Wednesday, June 13, 2007

Question & Answer With Rabbi Tal Zwecker - Delicious Food

(Picture by Elan Kornblum)

A Simple Jew asks:

I recently listened to the first lesson in your Jewish Meditation audio shiurim that is based on the Tzetel Katan #15, in which Rebbe Elimelech of Lizhensk wrote, "While eating and drinking each thing, keep in mind that the taste you experience when you chew and swallow the food is the divine inner essence and holy sparks that are in the food in drink"

If indeed we are tasting the ruchnius contained in the food, how do you explain the phenomenon that if two people eat an identical piece of food one person may find it to be extremely delicious while the other does not?

Rabbi Tal Zwecker answers:

The Holy Baal Shem Tov zy"a taught (Tzvaos haRivash pg 13a quoted in Baal Shem Tov on the Torah parshas VaYechi #5) Paraphrased:

This is a great general concept anything a person wears, eats or a vessel he uses he derives benefit from its spiritual life-force and Chiyus. There are holy sparks there which belong to his root soul, shoresh neshama - this is the reason why some people like one thing that others dislike. When you use that object even for your physical needs you are rectifying and fixing those sparks since you now use that strength to serve Hashem this is why sometimes after you have finished rectifying something by uplifting the sparks Hashem takes that object away and gives it over to someone else to rectify.

Based on this we see that while we are tasting ruchnius if you like a certain food it is proof that you have a rectification with it, and that it is connected to your root soul whereas food that you find unappetizing does not belong to your root soul.

My Rebbe the Clevelander Rebbe Shlit"a brings down from his father the Strozhnitzer Rebbe zt"l: Divrei Yissachar 1st edition Likutim page 320:

The Holy Baal Shem Tov zy"a taught the meaning of the verse in Tehillim 107:5, "They hungered and were thirsty, their soul fainted," - We must understand why did Hashem create in man a desire for food and drink?
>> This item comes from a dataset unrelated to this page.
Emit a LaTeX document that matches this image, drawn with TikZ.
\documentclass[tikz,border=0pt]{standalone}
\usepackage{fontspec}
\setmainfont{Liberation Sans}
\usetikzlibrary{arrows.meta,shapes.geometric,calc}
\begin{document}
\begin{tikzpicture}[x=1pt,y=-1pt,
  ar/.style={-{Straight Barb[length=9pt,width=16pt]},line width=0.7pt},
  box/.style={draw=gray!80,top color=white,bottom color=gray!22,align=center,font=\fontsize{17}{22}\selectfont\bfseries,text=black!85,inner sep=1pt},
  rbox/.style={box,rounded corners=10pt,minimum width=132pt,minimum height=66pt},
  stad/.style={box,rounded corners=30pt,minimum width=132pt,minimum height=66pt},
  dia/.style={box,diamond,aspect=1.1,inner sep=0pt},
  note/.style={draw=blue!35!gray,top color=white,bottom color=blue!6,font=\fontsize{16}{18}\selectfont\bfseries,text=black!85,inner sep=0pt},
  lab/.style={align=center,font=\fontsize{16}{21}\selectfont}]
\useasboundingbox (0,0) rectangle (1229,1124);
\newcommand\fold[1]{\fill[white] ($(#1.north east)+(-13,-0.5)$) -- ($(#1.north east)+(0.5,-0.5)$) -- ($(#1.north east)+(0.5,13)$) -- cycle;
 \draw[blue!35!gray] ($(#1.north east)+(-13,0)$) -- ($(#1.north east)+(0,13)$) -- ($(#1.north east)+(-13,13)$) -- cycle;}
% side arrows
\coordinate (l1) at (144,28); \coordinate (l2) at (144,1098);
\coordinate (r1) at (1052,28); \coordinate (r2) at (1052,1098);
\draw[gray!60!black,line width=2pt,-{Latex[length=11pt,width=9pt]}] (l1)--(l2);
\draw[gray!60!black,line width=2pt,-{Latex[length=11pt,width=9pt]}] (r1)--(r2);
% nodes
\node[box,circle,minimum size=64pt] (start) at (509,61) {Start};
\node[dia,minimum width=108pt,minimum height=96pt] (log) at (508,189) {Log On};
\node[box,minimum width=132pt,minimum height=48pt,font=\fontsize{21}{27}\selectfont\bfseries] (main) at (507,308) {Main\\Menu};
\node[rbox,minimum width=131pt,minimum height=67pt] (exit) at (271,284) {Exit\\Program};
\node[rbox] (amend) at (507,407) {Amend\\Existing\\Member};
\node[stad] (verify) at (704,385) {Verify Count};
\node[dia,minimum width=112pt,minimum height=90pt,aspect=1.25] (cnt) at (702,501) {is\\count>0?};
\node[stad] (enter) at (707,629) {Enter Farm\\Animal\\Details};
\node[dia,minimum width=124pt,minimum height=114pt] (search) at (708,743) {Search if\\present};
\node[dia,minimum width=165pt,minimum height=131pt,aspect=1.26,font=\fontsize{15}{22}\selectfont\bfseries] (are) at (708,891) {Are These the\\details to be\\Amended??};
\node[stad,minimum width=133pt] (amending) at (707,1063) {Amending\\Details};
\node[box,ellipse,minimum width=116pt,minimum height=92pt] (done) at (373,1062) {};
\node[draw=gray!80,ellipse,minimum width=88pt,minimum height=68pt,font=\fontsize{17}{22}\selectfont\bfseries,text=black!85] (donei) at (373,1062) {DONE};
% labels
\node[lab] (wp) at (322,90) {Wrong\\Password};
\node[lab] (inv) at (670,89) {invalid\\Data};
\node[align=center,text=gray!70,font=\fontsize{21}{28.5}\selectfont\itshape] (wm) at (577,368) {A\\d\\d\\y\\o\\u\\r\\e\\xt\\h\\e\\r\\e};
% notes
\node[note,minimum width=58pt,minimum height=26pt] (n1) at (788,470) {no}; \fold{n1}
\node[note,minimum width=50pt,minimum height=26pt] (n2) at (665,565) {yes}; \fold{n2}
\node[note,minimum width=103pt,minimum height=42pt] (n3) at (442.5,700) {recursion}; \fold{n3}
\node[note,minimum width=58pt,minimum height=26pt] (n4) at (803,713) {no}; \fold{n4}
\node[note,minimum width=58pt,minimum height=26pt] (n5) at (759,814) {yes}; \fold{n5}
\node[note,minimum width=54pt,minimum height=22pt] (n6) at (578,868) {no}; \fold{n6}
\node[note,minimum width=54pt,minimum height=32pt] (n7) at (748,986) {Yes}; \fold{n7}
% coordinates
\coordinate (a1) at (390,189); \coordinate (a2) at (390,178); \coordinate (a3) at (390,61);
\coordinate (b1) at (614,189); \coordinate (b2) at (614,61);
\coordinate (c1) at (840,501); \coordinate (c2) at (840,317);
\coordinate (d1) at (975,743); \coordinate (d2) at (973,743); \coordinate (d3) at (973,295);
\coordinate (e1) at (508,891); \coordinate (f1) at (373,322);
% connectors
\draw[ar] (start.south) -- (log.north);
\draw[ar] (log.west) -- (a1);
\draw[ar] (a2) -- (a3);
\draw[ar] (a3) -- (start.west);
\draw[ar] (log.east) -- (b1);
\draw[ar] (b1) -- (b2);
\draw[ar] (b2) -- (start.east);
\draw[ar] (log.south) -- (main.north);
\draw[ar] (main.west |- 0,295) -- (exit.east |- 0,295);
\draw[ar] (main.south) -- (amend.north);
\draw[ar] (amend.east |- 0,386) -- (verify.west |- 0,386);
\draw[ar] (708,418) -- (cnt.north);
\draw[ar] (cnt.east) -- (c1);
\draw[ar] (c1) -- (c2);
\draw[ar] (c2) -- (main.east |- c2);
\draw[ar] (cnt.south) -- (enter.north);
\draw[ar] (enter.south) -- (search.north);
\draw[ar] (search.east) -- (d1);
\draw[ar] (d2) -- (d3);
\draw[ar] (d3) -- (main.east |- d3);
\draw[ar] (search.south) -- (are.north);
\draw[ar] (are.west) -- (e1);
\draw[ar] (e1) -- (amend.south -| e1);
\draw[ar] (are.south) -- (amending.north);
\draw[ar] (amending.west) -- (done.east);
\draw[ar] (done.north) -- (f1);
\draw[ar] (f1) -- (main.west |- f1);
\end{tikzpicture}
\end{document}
The reason is that the first man Adam's sparks enclothe themselves in the non-living, growing, living, and speaking things in the world. These all desire to be bound up to holiness. Therefore every food and beverage man consumes mamash literally contains his sparks that he must rectify.
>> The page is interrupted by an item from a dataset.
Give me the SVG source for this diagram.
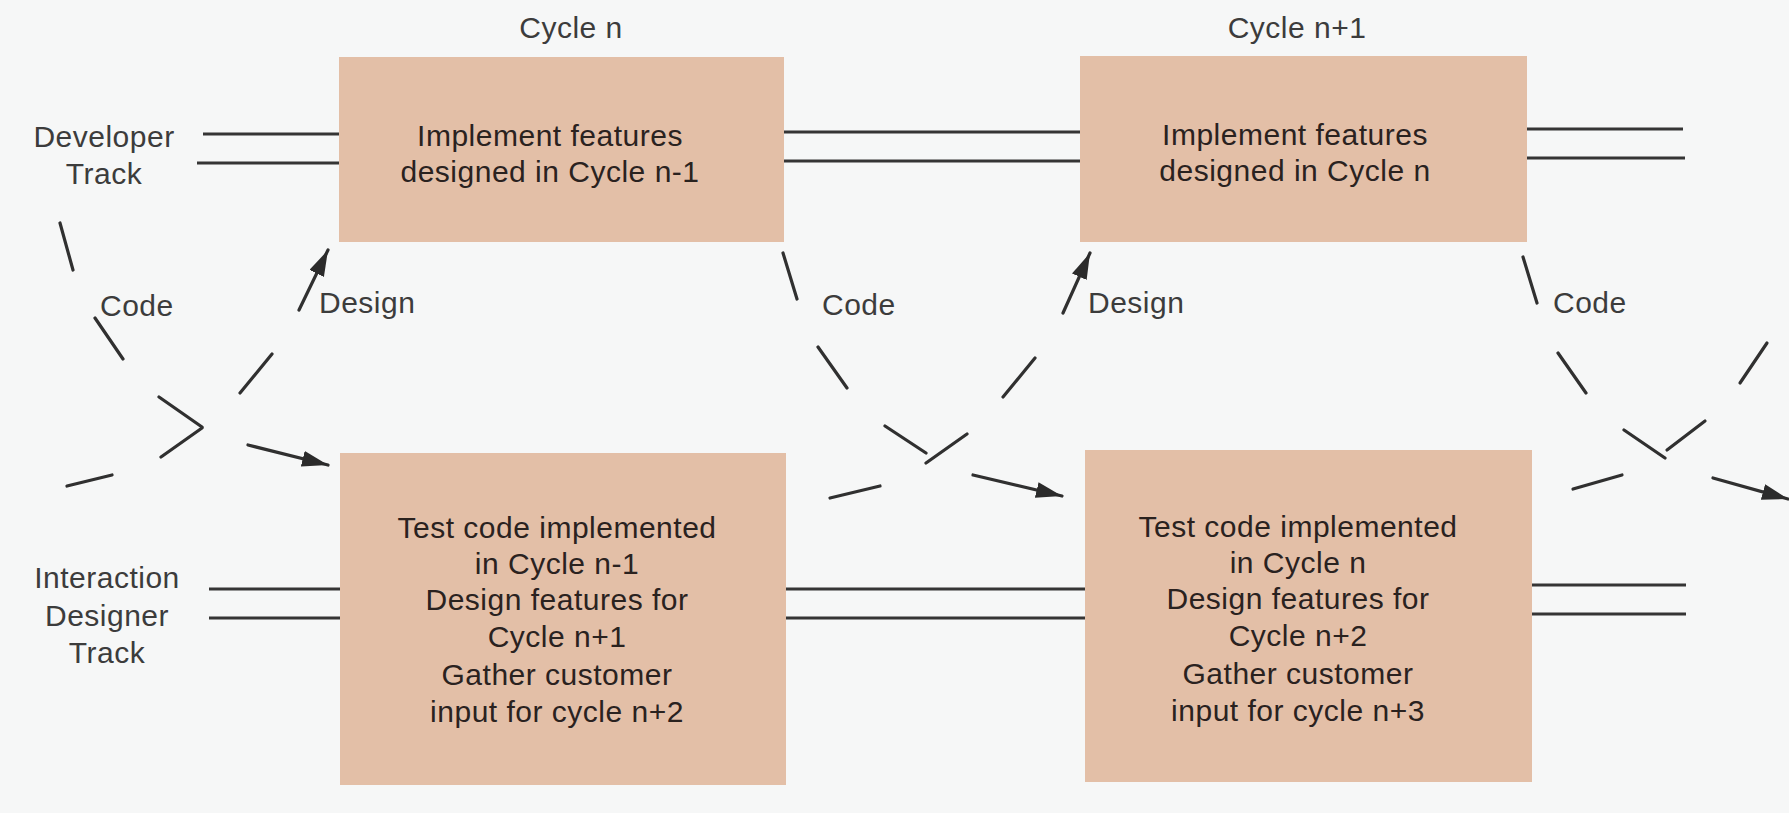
<svg xmlns="http://www.w3.org/2000/svg" width="1789" height="813" viewBox="0 0 1789 813">
<style>
.t{font-family:"Liberation Sans",Arial,sans-serif;font-size:30px;letter-spacing:0.5px;fill:#3c3c3c}
.bt{font-family:"Liberation Sans",Arial,sans-serif;font-size:30px;letter-spacing:0.5px;fill:#2a221f;text-anchor:middle}
.c{text-anchor:middle}
.box{fill:#e3bfa7}
.track{stroke:#353535;stroke-width:3;fill:none}
.dash{stroke:#303030;stroke-width:3.2;fill:none;stroke-linecap:round}
</style>
<defs>
<marker id="ah" markerUnits="userSpaceOnUse" markerWidth="28" markerHeight="18" refX="26" refY="8" orient="auto">
<path d="M0,0 L26,8 L0,16 z" fill="#2b2b2b"/>
</marker>
</defs>
<rect width="1789" height="813" fill="#f6f7f7"/>

<g id="labels">
<text class="t c" x="571" y="38">Cycle n</text>
<text class="t c" x="1297" y="38">Cycle n+1</text>
<text class="t c" x="104" y="147">Developer</text>
<text class="t c" x="104" y="184">Track</text>
<text class="t c" x="107" y="588">Interaction</text>
<text class="t c" x="107" y="626">Designer</text>
<text class="t c" x="107" y="663">Track</text>
<text class="t" x="100" y="316">Code</text>
<text class="t" x="319" y="313">Design</text>
<text class="t" x="822" y="315">Code</text>
<text class="t" x="1088" y="313">Design</text>
<text class="t" x="1553" y="313">Code</text>
</g>

<g id="tracks">
<path class="track" d="M203,134 H339 M197,163 H339 M784,132 H1080 M784,161 H1080 M1527,129 H1683 M1527,158 H1685"/>
<path class="track" d="M209,589 H340 M209,618 H340 M786,589 H1085 M786,618 H1085 M1532,585 H1686 M1532,614 H1686"/>
</g>

<g id="box1">
<rect class="box" x="339" y="57" width="445" height="185"/>
<text class="bt" x="550" y="146">Implement features</text>
<text class="bt" x="550" y="182">designed in Cycle n-1</text>
</g>
<g id="box2">
<rect class="box" x="1080" y="56" width="447" height="186"/>
<text class="bt" x="1295" y="145">Implement features</text>
<text class="bt" x="1295" y="181">designed in Cycle n</text>
</g>
<g id="box3">
<rect class="box" x="340" y="453" width="446" height="332"/>
<text class="bt" x="557" y="538">Test code implemented</text>
<text class="bt" x="557" y="574">in Cycle n-1</text>
<text class="bt" x="557" y="610">Design features for</text>
<text class="bt" x="557" y="647">Cycle n+1</text>
<text class="bt" x="557" y="685">Gather customer</text>
<text class="bt" x="557" y="722">input for cycle n+2</text>
</g>
<g id="box4">
<rect class="box" x="1085" y="450" width="447" height="332"/>
<text class="bt" x="1298" y="537">Test code implemented</text>
<text class="bt" x="1298" y="573">in Cycle n</text>
<text class="bt" x="1298" y="609">Design features for</text>
<text class="bt" x="1298" y="646">Cycle n+2</text>
<text class="bt" x="1298" y="684">Gather customer</text>
<text class="bt" x="1298" y="721">input for cycle n+3</text>
</g>

<g id="connectors">
<path id="code1" class="dash" marker-end="url(#ah)" d="M60,223 L73,270 M95,318 L123,359 M159,397 L202,427 M248,445 L328,465"/>
<path id="design1" class="dash" marker-end="url(#ah)" d="M67,486 L112,475 M161,457 L202,428 M240,393 L272,354 M299,310 L328,250"/>
<path id="code2" class="dash" marker-end="url(#ah)" d="M783,253 L797,299 M818,347 L847,388 M885,426 L926,453 M973,475 L1062,496"/>
<path id="design2" class="dash" marker-end="url(#ah)" d="M830,498 L880,486 M926,463 L967,434 M1003,397 L1035,358 M1063,313 L1090,253"/>
<path id="code3" class="dash" marker-end="url(#ah)" d="M1523,257 L1537,303 M1558,353 L1586,393 M1624,430 L1665,458 M1713,478 L1788,499"/>
<path id="design3" class="dash" d="M1573,489 L1622,475 M1667,450 L1705,421 M1740,383 L1767,343"/>
</g>
</svg>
The Rebbe then adds his own novel idea: This is the meaning of the After Bracha - Bore Nefashos Rabos. Hashem creates great and lofty souls who at first glance should not desire physical things such as food and drink. However veChesronon Al Kol Ma SheBarasa - they are created by Hashem with a lack which needs to be satiated by eating and drinking, the reason Hashem does this is - LeHaChyos Baham Nefesh Kol Chai - to give life to those souls and sparks found in the food and drink that are being uplifted.


At June 13, 2007 at 9:10:00 AM EDT, Anonymous Anonymous said...
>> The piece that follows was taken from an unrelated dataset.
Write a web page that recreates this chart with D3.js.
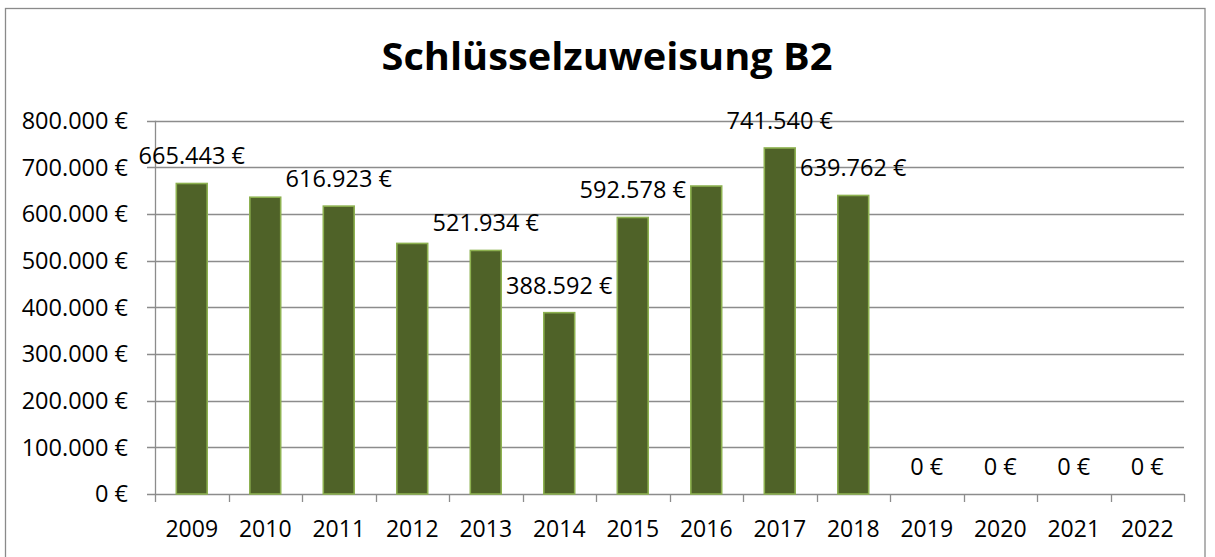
<!DOCTYPE html>
<html>
<head>
<meta charset="utf-8">
<script src="https://cdn.jsdelivr.net/npm/d3@7"></script>
<style>
  html, body { margin: 0; padding: 0; background: #fff; }
  svg { display: block; }
  text { font-family: "Open Sans", "Liberation Sans", sans-serif; fill: #000; }
</style>
</head>
<body>
<script>
const years = ["2009","2010","2011","2012","2013","2014","2015","2016","2017","2018","2019","2020","2021","2022"];
const values = [665443, 636000, 616923, 537000, 521934, 388592, 592578, 660000, 741540, 639762, 0, 0, 0, 0];
const labelShown = [true, false, true, false, true, true, true, false, true, true, true, true, true, true];
const yTicks = [0, 100000, 200000, 300000, 400000, 500000, 600000, 700000, 800000];
const title = "Schlüsselzuweisung B2";

const W = 1215, H = 557;
const svg = d3.select("body").append("svg").attr("width", W).attr("height", H);

const fmt = v => d3.format(",")(v).replace(/,/g, ".") + " €";

// outer border
svg.append("rect").attr("x", 5.5).attr("y", 8.5).attr("width", 1199.5).attr("height", 560)
  .attr("fill", "#fff").attr("stroke", "#8a8a8a").attr("stroke-width", 1.3);

const x = d3.scaleBand().domain(years).range([155, 1184]).paddingInner(0.58).paddingOuter(0.29);
const xOuter = d3.scaleBand().domain(years).range([155, 1184]).padding(0);
const y = d3.scaleLinear().domain([0, 800000]).range([494, 120.7]);

// gridlines
svg.append("g").selectAll("line").data(yTicks).join("line")
  .attr("x1", 147).attr("x2", 1184)
  .attr("y1", d => Math.round(y(d)) + 0.5).attr("y2", d => Math.round(y(d)) + 0.5)
  .attr("stroke", "#8c8c8c").attr("stroke-width", 1.3);

// y axis line
svg.append("line").attr("x1", 155.5).attr("x2", 155.5).attr("y1", 120.7).attr("y2", 502)
  .attr("stroke", "#8c8c8c").attr("stroke-width", 1.3);

// x ticks
const xTickPos = years.map(d => xOuter(d)).concat([1184]);
svg.append("g").selectAll("line").data(xTickPos.slice(1)).join("line")
  .attr("x1", d => Math.round(d) + 0.5).attr("x2", d => Math.round(d) + 0.5)
  .attr("y1", 494).attr("y2", 502)
  .attr("stroke", "#8c8c8c").attr("stroke-width", 1.3);

// y labels
svg.append("g").selectAll("text").data(yTicks).join("text")
  .attr("x", 128).attr("y", d => y(d)).attr("dy", "0.35em")
  .attr("text-anchor", "end").attr("font-size", 23.5)
  .text(d => fmt(d));

// x labels
svg.append("g").selectAll("text").data(years).join("text")
  .attr("x", d => xOuter(d) + xOuter.bandwidth() / 2).attr("y", 536.5)
  .attr("text-anchor", "middle").attr("font-size", 23)
  .text(d => d);

// bars
svg.append("g").selectAll("rect").data(years.map((d, i) => ({ year: d, v: values[i] })).filter(d => d.v > 0))
  .join("rect")
  .attr("x", d => x(d.year)).attr("width", x.bandwidth())
  .attr("y", d => y(d.v)).attr("height", d => y(0) - y(d.v))
  .attr("fill", "#4f6228").attr("stroke", "#8db150").attr("stroke-width", 1.6);

// data labels
svg.append("g").selectAll("text")
  .data(years.map((d, i) => ({ year: d, v: values[i], show: labelShown[i] })).filter(d => d.show))
  .join("text")
  .attr("x", d => xOuter(d.year) + xOuter.bandwidth() / 2)
  .attr("y", d => y(d.v) - 19)
  .attr("text-anchor", "middle").attr("font-size", 23.5)
  .text(d => fmt(d.v));

// title
svg.append("text").attr("x", 607).attr("y", 70).attr("text-anchor", "middle")
  .attr("font-size", 38).attr("font-weight", "bold")
  .attr("textLength", 451).attr("lengthAdjust", "spacingAndGlyphs")
  .text(title);
</script>
</body>
</html>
Rabbi Zwecker's explanation helps me better understand the story of R' Pinchas of Koretz and his "prescription" of cheese to cure the illness of R' Yechiel Michel of Zlotchov (see Dixie Yid's translations at and Thanks!

At June 13, 2007 at 10:25:00 AM EDT, Blogger AS said...

"While eating and drinking each thing, keep in mind that the taste you experience when you chew and swallow the food is the divine inner essence and holy sparks that are in the food in drink"...interesting I had no idea that there were holy sparks in food. I could understand how you can turn the mundane holy but it's interesting to call the food holy somehow ( unless it's shabbos food perhaps).

At June 13, 2007 at 12:02:00 PM EDT, Blogger DixieYid (يهودي جنوبي) said...

Jewish blogmeister,
It's interesting. The Baal Hatanya in "Yigaleh Lan Ta'amei," in the Chasdus Mevueres series, has a really great explanaation on all of this. He also talks about the holiness of food, and how it is really mishtalshel (descends many levels) from a world and level even higher than the root source of our own neshamos. He said that we must think to elevate those nitzotzos of Kedusha and incorporate them into ourselves while we are eating. If we do this, on weekdays, it helps elevate those things back to their source. But on Shabbos they already exist on their original level, and then we have to have in mind that they should take us on their coat tails to their level of Kedusha with them, rather than them needing us to elevate them. That piece in Chassidus Mevu'eres is one of the best and most illuminating to me, that I've learned.

Shoshana, glad that translation meant something to you several months later! Thank you for reminding me about that story and its connection to what R' Zwecker wrote.